A greater number of the cases cited and relied upon by the plaintiff are ones wherein there was a statute or ordinance prohibiting the leaving of a motor vehicle unattended with the key in the ignition switch. The case here does not concern any such violation, there being neither a statute nor an ordinance involved. The cases cited by plaintiff which pertain neither to legislative nor municipal enactments are Schaff v. R.W. Claxton, Inc., 1944, 79 U.S.App.D.C. 207, 144 F.2d 532; Morris v. Bolling, 1948, 31 Tenn. App. 577, 218 S.W.2d 754; and Pfaehler v. Ten Cent Taxi Co., 1942, 198 S.C. 476, 18 S.E.2d 331; but an examination of these reveals factual situations distinguishable from the case at bar.

As to the Florida jurisdiction, we turn now to the recent case of Lingefelt v. Hanner, Fla.App. 1960, 125 So. 2d 325. In that case, our sister court, the third district, by majority decision upheld the dismissal of a complaint wherein liability was sought against the defendants, who, in violation of an ordinance, left a vehicle unattended with ignition unlocked, with the result that it was taken by an unauthorized person and subsequently involved in a collision through which were inflicted the damages complained of. It was concluded that the issue was one of causation. For the purpose of considering the causative factor, it was assumed that the act of the defendants in violation of the ordinance was prima facie evidence of negligence which required a determination of the issue of proximate cause. The majority, stating that the facts were not in dispute and were susceptible of only one inference, concluded that the question then became one of law for the court to decide. In arriving at its judgment of affirmance, the court followed the opinion expressed in other jurisdictions that a wilful, malicious, or criminal act as a general rule breaks the chain of causation.

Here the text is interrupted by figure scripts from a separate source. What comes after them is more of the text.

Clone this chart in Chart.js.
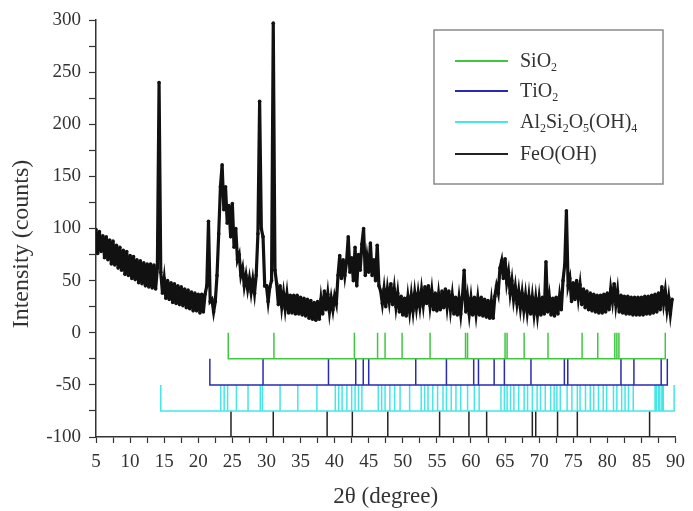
<!DOCTYPE html>
<html>
<head>
<meta charset="utf-8">
<script src="https://cdn.jsdelivr.net/npm/chart.js@4.4.1/dist/chart.umd.min.js"></script>
<style>
  html, body { margin: 0; padding: 0; background: #fff; }
  #wrap { width: 693px; height: 511px; }
</style>
</head>
<body>
<div id="wrap"><canvas id="xrdChart"></canvas></div>
<script>
// measured pattern, one reading every 0.25 degree starting at 5
const scanStart = 5;
const scanStep = 0.25;
const intensity = [
  99, 76, 97, 78,   93, 72, 92, 70,   89, 66, 88, 65,   84, 62, 82, 60,   79, 56, 78, 55,
  74, 52, 73, 51,   70, 48, 69, 47,   67, 45, 66, 44,   66, 43, 65, 42,   62, 240, 58, 38,
  52, 33, 50, 32,   48, 29, 47, 28,   45, 27, 44, 26,   42, 24, 41, 23,   39, 21, 38, 21,
  37, 19, 37, 20,   37, 45, 107, 30,  32, 20, 30, 55,   95, 140, 161, 118, 140, 105, 122, 92,
  124, 82, 100, 70, 75, 55, 62, 45,   55, 42, 52, 39,   51, 38, 55, 95,   222, 100, 92, 45,
  45, 30, 44, 50,   297, 60, 47, 27,  45, 25, 38, 23,   37, 19, 36, 19,   36, 18, 36, 18,
  34, 17, 33, 16,   32, 14, 31, 13,   29, 12, 30, 13,   32, 18, 40, 22,   37, 20, 33, 22,
  35, 28, 55, 74,   52, 70, 55, 68,   92, 58, 72, 50,   82, 45, 75, 60,   85, 100, 55, 72,
  58, 86, 55, 70,   50, 84, 45, 40,   28, 42, 25, 42,   30, 47, 27, 42,   25, 38, 20, 35,
  17, 33, 16, 34,   20, 36, 21, 38,   24, 38, 25, 41,   27, 44, 28, 45,   26, 40, 22, 38,
  21, 37, 22, 40,   24, 42, 25, 40,   22, 36, 18, 34,   17, 33, 18, 35,   60, 20, 34, 18,
  33, 17, 34, 18,   33, 17, 34, 16,   32, 15, 31, 14,   30, 14, 35, 45,   38, 62, 69, 52,
  71, 48, 58, 38,   50, 32, 44, 28,   40, 24, 38, 22,   36, 20, 35, 18,   34, 18, 33, 17,
  33, 17, 34, 18,   68, 20, 34, 17,   33, 16, 34, 18,   35, 22, 50, 65,   117, 45, 52, 30,
  48, 32, 50, 33,   46, 27, 42, 24,   40, 22, 38, 21,   37, 20, 36, 19,   36, 19, 37, 20,
  38, 22, 42, 30,   47, 27, 40, 20,   36, 19, 35, 18,   35, 18, 34, 17,   34, 17, 34, 17,
  34, 17, 35, 18,   35, 18, 36, 19,   37, 20, 38, 22,   44, 28, 40, 22,   34, 18, 32
];

// reference peak positions (2theta) of each phase
const sio2Peaks = [24.4, 31.1, 42.9, 46.3, 47.4, 49.9, 54.0, 59.2, 59.5, 65.0, 65.3, 67.8,
  71.3, 76.3, 78.6, 81.1, 81.4, 81.7, 88.5];
const tio2Peaks = [21.7, 29.5, 39.1, 43.1, 44.2, 45.0, 51.9, 56.4, 60.4, 61.1, 63.4, 64.9,
  68.8, 73.7, 74.2, 82.0, 83.9, 87.9, 88.8];
const kaolinitePeaks = [14.5, 23.3, 23.8, 24.3, 25.6, 27.3, 29.1, 29.4, 32.0, 34.6, 37.4,
  40.1, 40.6, 41.1, 41.8, 42.5, 43.0, 43.5, 44.0, 46.4, 46.9, 47.4, 48.1, 48.8, 49.6, 51.0,
  52.7, 53.2, 53.7, 54.4, 55.1, 55.9, 56.4, 57.1, 57.8, 58.5, 59.5, 60.5, 61.2, 64.4, 64.9,
  65.3, 65.8, 66.3, 67.0, 67.8, 68.3, 69.0, 69.7, 70.2, 70.9, 71.7, 72.2, 72.6, 73.1, 74.1,
  74.8, 75.6, 76.0, 76.8, 77.5, 78.0, 78.7, 79.4, 79.9, 80.9, 81.4, 82.1, 82.6, 83.1, 83.8,
  87.0, 87.2, 87.5, 87.7, 88.0, 88.2, 89.8];
const feoohPeaks = [24.8, 31.0, 38.9, 42.6, 47.8, 55.4, 59.7, 62.3, 69.0, 69.5, 72.7, 75.6, 86.2];

const phaseNames = ['SiO2', 'TiO2', 'Al2Si2O5(OH)4', 'FeO(OH)'];
const phaseBase = [-25, -50, -75, -100];
const xTickLabels = [5, 10, 15, 20, 25, 30, 35, 40, 45, 50, 55, 60, 65, 70, 75, 80, 85, 90];
const yTickLabels = [-100, -50, 0, 50, 100, 150, 200, 250, 300];

const phaseColors = ['#3fc83f', '#2a2ab4', '#45e6e6', '#222222'];
const serif = "'Liberation Serif', 'Times New Roman', serif";

function comb(peaks, base) {
  const pts = [];
  peaks.forEach(function (p) {
    pts.push({ x: p, y: base }, { x: p, y: base + 25 }, { x: p, y: base });
  });
  return pts;
}

const patternPoints = intensity.map(function (v, i) {
  return { x: scanStart + i * scanStep, y: v };
});

// draw chemical formulas with subscript digits
function drawFormula(ctx, text, x, y, size) {
  let cx = x;
  for (const ch of text) {
    const sub = ch >= '0' && ch <= '9';
    ctx.font = (sub ? Math.round(size * 0.62) : size) + 'px ' + serif;
    ctx.fillText(ch, cx, sub ? y + size * 0.28 : y);
    cx += ctx.measureText(ch).width;
  }
}

const legendBox = {
  id: 'legendBox',
  afterDraw: function (chart) {
    const ctx = chart.ctx;
    ctx.save();
    ctx.strokeStyle = '#8a8a8a';
    ctx.lineWidth = 1.5;
    ctx.strokeRect(434, 30, 229, 154);
    const rows = [61, 91, 122, 154];
    ctx.textBaseline = 'middle';
    ctx.fillStyle = '#333';
    phaseNames.forEach(function (name, i) {
      ctx.strokeStyle = phaseColors[i];
      ctx.lineWidth = 2;
      ctx.beginPath();
      ctx.moveTo(455, rows[i]);
      ctx.lineTo(508, rows[i]);
      ctx.stroke();
      drawFormula(ctx, name, 520, rows[i] + 1, 20);
    });

    // y axis title, a bit below the centre of the plot as in the original
    ctx.translate(22, 244);
    ctx.rotate(-Math.PI / 2);
    ctx.textAlign = 'center';
    ctx.font = '24px ' + serif;
    ctx.fillText('Intensity (counts)', 0, 0);
    ctx.restore();
  }
};

const stickSets = [sio2Peaks, tio2Peaks, kaolinitePeaks, feoohPeaks];
const datasets = stickSets.map(function (peaks, i) {
  return {
    label: phaseNames[i],
    data: comb(peaks, phaseBase[i]),
    borderColor: phaseColors[i],
    borderWidth: 1.5,
    pointRadius: 0,
    tension: 0
  };
});
datasets.push({
  label: 'pattern',
  data: patternPoints,
  borderColor: '#111',
  borderWidth: 3.2,
  pointRadius: 1.8,
  pointBackgroundColor: '#111',
  pointBorderWidth: 0,
  tension: 0
});

new Chart(document.getElementById('xrdChart'), {
  type: 'line',
  data: { datasets: datasets },
  options: {
    responsive: true,
    maintainAspectRatio: false,
    animation: false,
    layout: { padding: { top: 20, right: 14 } },
    plugins: { legend: { display: false }, tooltip: { enabled: false } },
    scales: {
      x: {
        type: 'linear',
        min: 5,
        max: 90,
        afterFit: function (s) { s.height = 74; },
        ticks: {
          stepSize: 2.5,
          autoSkip: false,
          maxRotation: 0,
          padding: 8,
          color: '#333',
          font: { family: serif, size: 19 },
          callback: function (v) { return xTickLabels.includes(v) ? String(v) : ''; }
        },
        grid: { drawOnChartArea: false, tickLength: 6, tickColor: '#333', tickWidth: 1.2 },
        border: { color: '#333', width: 1.5 },
        title: {
          display: true,
          text: '2θ (degree)',
          color: '#333',
          font: { family: serif, size: 23 },
          padding: { top: 0, bottom: 0 }
        }
      },
      y: {
        min: -100,
        max: 300,
        afterFit: function (s) { s.width = 96; },
        ticks: {
          stepSize: 25,
          autoSkip: false,
          padding: 8,
          color: '#333',
          font: { family: serif, size: 19 },
          callback: function (v) { return yTickLabels.includes(v) ? String(v) : ''; }
        },
        grid: { drawOnChartArea: false, tickLength: 7, tickColor: '#333', tickWidth: 1.2 },
        border: { color: '#333', width: 1.5 },
        title: { display: false }
      }
    }
  },
  plugins: [legendBox]
});
</script>
</body>
</html>
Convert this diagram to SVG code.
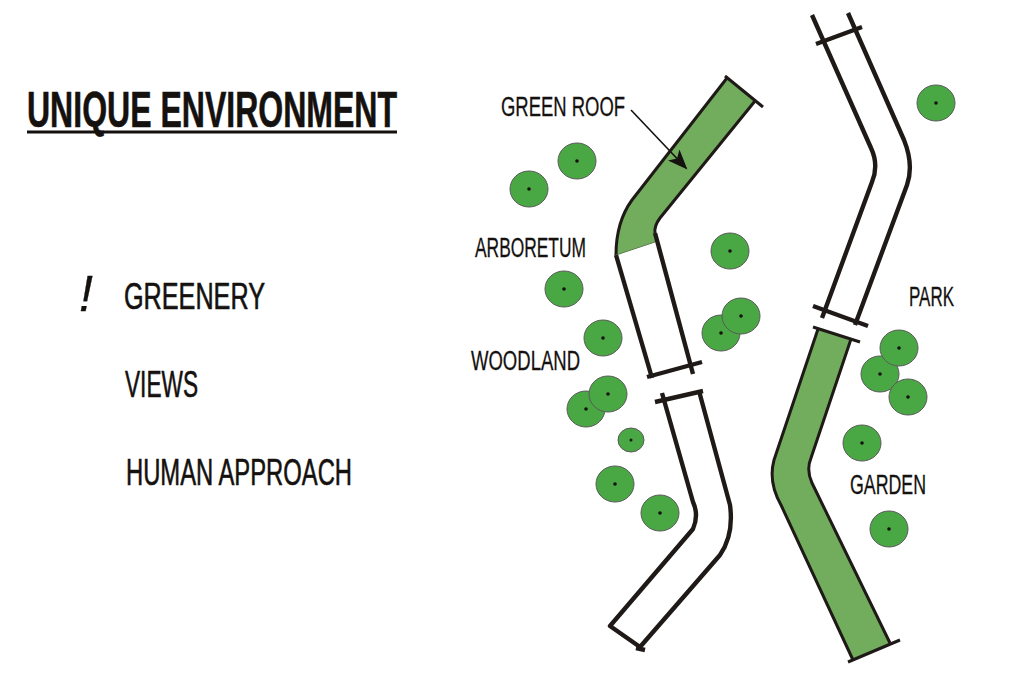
<svg xmlns="http://www.w3.org/2000/svg" width="1024" height="677" viewBox="0 0 1024 677">
<style>
.t{font-family:"Liberation Sans",Arial,sans-serif;fill:#14110f;stroke:#14110f;stroke-linejoin:round}
.h{font-size:50px;font-weight:bold;stroke-width:.6}
.l{font-size:36px;stroke-width:.6}
.s{font-size:27px;stroke-width:.3}
.wall{fill:none;stroke:#1f1a17;stroke-width:4.4;stroke-linecap:butt;stroke-linejoin:round}
.thin{stroke-width:3}
.roof{fill:#72ad5d;stroke:none}
.tree ellipse{fill:#4aa844;stroke:#5a5a5a;stroke-width:1}
.tree circle{fill:#14110f}
</style>
<defs>
<marker id="ah" markerUnits="userSpaceOnUse" markerWidth="22" markerHeight="16" refX="18" refY="8" orient="auto"><path d="M0 0L20 8L0 16L5 8Z" fill="#14110f"/></marker>
<g id="tr" class="tree"><ellipse rx="19" ry="18"/><circle r="1.8"/></g>
</defs>

<g id="title">
<text class="t h" x="27" y="127" textLength="370" lengthAdjust="spacingAndGlyphs">UNIQUE ENVIRONMENT</text>
<line x1="27" y1="132" x2="397" y2="132" stroke="#14110f" stroke-width="3"/>
</g>
<g id="list">
<text class="t" x="79" y="311" font-size="50" font-style="italic" stroke-width=".3">!</text>
<text class="t l" x="124" y="309" textLength="141" lengthAdjust="spacingAndGlyphs">GREENERY</text>
<text class="t l" x="125" y="397" textLength="73" lengthAdjust="spacingAndGlyphs">VIEWS</text>
<text class="t l" x="126" y="485" textLength="226" lengthAdjust="spacingAndGlyphs">HUMAN APPROACH</text>
</g>

<g id="building-upper-left">
<path class="roof" d="M727 78L755 101L660 218Q654 226 655 242L616 255Q616 222 632 200Z"/>
<path class="wall thin" d="M616 255Q616 222 632 200L727 78"/>
<path class="wall thin" d="M755 101L660 218Q654 226 655 233"/>
<path class="wall thin" d="M725 76L763 107"/>
<path d="M616 255L655 242" fill="none" stroke="#5d7d4f" stroke-width="1"/>
<path class="wall" d="M616 255L652 378"/>
<path class="wall" d="M655 233L693 374"/>
<path class="wall" d="M647 377L702 362"/>
</g>
<g id="building-lower-left">
<path class="wall" d="M655 402L703 391"/>
<path class="wall" d="M662 393L693 502Q699 515 693 529L610 626L640 647L720 555Q734 535 730 505L699 391"/>
<path class="wall" d="M636 648L645 650"/>
</g>
<g id="building-upper-right">
<path class="wall" d="M812 15L871 148Q879 165 872 182L822 318"/>
<path class="wall" d="M848 13L904 140Q914 165 907 185L855 325"/>
<path class="wall" d="M816 44L862 27"/>
<path class="wall" d="M813 306L868 326"/>
</g>
<g id="building-lower-right">
<path class="roof" d="M818 329L851 339L811 458Q806 470 812 483L890 643L853 660L781 505Q768 482 774 460Z"/>
<path class="wall thin" d="M818 329L774 460Q768 482 781 505L853 660"/>
<path class="wall thin" d="M851 339L811 458Q806 470 812 483L890 643"/>
<path class="wall thin" d="M813 327L860 342"/>
<path class="wall thin" d="M848 662L900 640"/>
</g>

<g id="trees">
<use id="tree-1" href="#tr" x="936" y="103"/>
<use id="tree-2" href="#tr" x="577" y="161"/>
<use id="tree-3" href="#tr" x="529" y="189"/>
<use id="tree-4" href="#tr" x="730" y="251"/>
<use id="tree-5" href="#tr" x="564" y="289"/>
<use id="tree-6" href="#tr" x="603" y="338"/>
<use id="tree-7" href="#tr" x="721" y="333"/>
<use id="tree-8" href="#tr" x="741" y="316"/>
<use id="tree-9" href="#tr" x="586" y="409"/>
<use id="tree-10" href="#tr" x="608" y="394"/>
<g id="tree-11" class="tree" transform="translate(631 440)"><ellipse rx="13" ry="12"/><circle r="1.5"/></g>
<use id="tree-12" href="#tr" x="615" y="484"/>
<use id="tree-13" href="#tr" x="660" y="513"/>
<use id="tree-14" href="#tr" x="880" y="374"/>
<use id="tree-15" href="#tr" x="899" y="348"/>
<use id="tree-16" href="#tr" x="908" y="397"/>
<use id="tree-17" href="#tr" x="862" y="443"/>
<use id="tree-18" href="#tr" x="889" y="529"/>
</g>

<g id="connectors">
<line x1="631" y1="110" x2="686" y2="168" stroke="#14110f" stroke-width="1.6" marker-end="url(#ah)"/>
</g>

<g id="labels">
<text class="t s" x="501" y="116" textLength="124" lengthAdjust="spacingAndGlyphs">GREEN ROOF</text>
<text class="t s" x="475" y="257" textLength="111" lengthAdjust="spacingAndGlyphs">ARBORETUM</text>
<text class="t s" x="471" y="370" textLength="109" lengthAdjust="spacingAndGlyphs">WOODLAND</text>
<text class="t s" x="909" y="306" textLength="45" lengthAdjust="spacingAndGlyphs">PARK</text>
<text class="t s" x="850" y="494" textLength="76" lengthAdjust="spacingAndGlyphs">GARDEN</text>
</g>
</svg>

Whether or not, absent a prohibitory provision, the circumstances of Skinner's parking of the automobile with ignition key in the lock, of itself, constituted prima facie negligence is not a question which we now deem necessary to pass upon. This is so because the near unanimity of the holdings establishes as a general rule that, in the absence of a prohibitory statute or ordinance, an owner or operator of an automobile who leaves it unattended with key in the ignition switch is not liable for negligent operation of the automobile by one who steals it. Kalberg v. Anderson Bros. Motor Co., 1958, 251 Minn. 458, 88 N.W.2d 197; Williams v. Mickens, 1957, 247 N.C. 262, 100 S.E.2d 511; Town of Jackson v. Mounger Motors, La. App. 1957, 98 So. 2d 697; Wagner v. Arthur, Ohio Com. Pl. 1956, 134 N.E.2d 409; Kinsley v. Von Atzingen, 1952, 20 N.J. Super. 378, 90 A.2d 37; Kiste v. Red Cab, 1952, 122 Ind. App. 587, 106 N.E.2d 395; Reti v. Vaniska, Inc., 1951, 14 N.J. Super. 94, 81 A.2d 377; Corinti v. Wittkopp, 1959, 355 Mich. 170, 93 N.W.2d 906; Anderson v. Theison, 1950, 231 Minn. 369, 43 N.W.2d 272; and Annotation 51 A.L.R.2d, section 17, Thieves, p. 662. The court decisions generally place emphasis both on the lack of reasonable foreseeability and the independent intervening cause as precluding liability against the owner or operator of the vehicle.

Thus we are constrained to choose the majority view as against that of the minority earnestly urged by the plaintiff. In so doing, we are bound to affirm the judgment.

Affirmed.

ALLEN, C.J., and SHANNON, J., concur.